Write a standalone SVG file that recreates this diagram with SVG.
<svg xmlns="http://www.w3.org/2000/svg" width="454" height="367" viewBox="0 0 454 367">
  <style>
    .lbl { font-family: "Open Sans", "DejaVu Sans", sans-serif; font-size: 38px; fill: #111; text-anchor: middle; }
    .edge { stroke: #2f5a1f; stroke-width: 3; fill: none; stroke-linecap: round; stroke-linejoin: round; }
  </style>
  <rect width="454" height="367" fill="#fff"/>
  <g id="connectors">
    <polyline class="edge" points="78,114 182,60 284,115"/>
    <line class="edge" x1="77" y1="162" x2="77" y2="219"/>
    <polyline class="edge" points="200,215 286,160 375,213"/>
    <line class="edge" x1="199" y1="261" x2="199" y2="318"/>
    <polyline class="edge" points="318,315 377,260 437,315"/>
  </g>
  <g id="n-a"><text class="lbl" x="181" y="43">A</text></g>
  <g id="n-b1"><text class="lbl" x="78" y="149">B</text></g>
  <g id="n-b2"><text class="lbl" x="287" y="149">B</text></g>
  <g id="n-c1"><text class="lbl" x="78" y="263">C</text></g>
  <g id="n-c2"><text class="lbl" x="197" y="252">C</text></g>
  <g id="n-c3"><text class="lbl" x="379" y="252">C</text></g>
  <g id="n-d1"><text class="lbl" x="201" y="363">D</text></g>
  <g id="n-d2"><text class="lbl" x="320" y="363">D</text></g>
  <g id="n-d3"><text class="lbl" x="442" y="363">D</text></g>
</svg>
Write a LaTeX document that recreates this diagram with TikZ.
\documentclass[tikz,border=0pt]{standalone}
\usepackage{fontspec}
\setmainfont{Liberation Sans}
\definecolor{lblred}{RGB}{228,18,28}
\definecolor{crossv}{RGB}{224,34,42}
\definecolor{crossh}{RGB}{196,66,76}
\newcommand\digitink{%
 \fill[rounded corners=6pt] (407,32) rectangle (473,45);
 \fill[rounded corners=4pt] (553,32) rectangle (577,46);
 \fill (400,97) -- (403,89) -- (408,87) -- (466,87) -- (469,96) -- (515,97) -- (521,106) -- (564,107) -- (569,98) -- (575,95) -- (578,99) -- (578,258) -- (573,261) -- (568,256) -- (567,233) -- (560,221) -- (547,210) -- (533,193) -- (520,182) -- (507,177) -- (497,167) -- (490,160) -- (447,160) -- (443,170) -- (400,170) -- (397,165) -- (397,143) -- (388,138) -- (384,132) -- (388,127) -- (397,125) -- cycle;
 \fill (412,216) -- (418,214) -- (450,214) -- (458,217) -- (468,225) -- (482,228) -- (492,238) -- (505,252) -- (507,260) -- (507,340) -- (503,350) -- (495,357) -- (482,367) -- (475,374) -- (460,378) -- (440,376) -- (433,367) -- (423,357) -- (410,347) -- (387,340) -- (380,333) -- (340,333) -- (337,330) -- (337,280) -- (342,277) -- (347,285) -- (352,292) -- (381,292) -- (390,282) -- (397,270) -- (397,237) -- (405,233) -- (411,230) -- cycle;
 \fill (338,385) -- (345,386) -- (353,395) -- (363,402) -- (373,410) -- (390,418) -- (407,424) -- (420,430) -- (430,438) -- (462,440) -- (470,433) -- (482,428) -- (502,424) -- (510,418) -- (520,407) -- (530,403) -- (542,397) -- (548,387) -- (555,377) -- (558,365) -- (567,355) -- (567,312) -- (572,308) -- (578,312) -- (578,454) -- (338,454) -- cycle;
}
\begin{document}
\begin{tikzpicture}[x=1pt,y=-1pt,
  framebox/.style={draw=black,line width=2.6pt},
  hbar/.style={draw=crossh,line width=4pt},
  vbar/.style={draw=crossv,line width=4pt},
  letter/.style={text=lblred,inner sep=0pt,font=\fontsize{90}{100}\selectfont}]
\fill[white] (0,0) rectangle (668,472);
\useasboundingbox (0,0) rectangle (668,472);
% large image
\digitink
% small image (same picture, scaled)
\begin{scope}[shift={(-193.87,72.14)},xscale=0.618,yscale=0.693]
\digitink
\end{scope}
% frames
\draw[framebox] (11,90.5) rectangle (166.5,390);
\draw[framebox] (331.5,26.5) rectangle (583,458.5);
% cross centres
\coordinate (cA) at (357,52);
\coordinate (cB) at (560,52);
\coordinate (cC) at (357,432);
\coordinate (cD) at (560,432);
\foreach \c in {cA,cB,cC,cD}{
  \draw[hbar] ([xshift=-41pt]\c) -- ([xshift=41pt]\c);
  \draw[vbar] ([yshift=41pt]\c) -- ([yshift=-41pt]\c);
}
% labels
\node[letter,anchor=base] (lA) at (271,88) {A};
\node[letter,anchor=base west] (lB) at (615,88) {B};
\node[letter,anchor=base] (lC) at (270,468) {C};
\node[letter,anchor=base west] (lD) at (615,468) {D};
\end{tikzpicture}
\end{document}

== == ==

• _WORK TO DO_:
Report back each line of the entries that holds the string "standalone".

• _TASK RESULT_:
Write a standalone SVG file that recreates this diagram with SVG.
\documentclass[tikz,border=0pt]{standalone}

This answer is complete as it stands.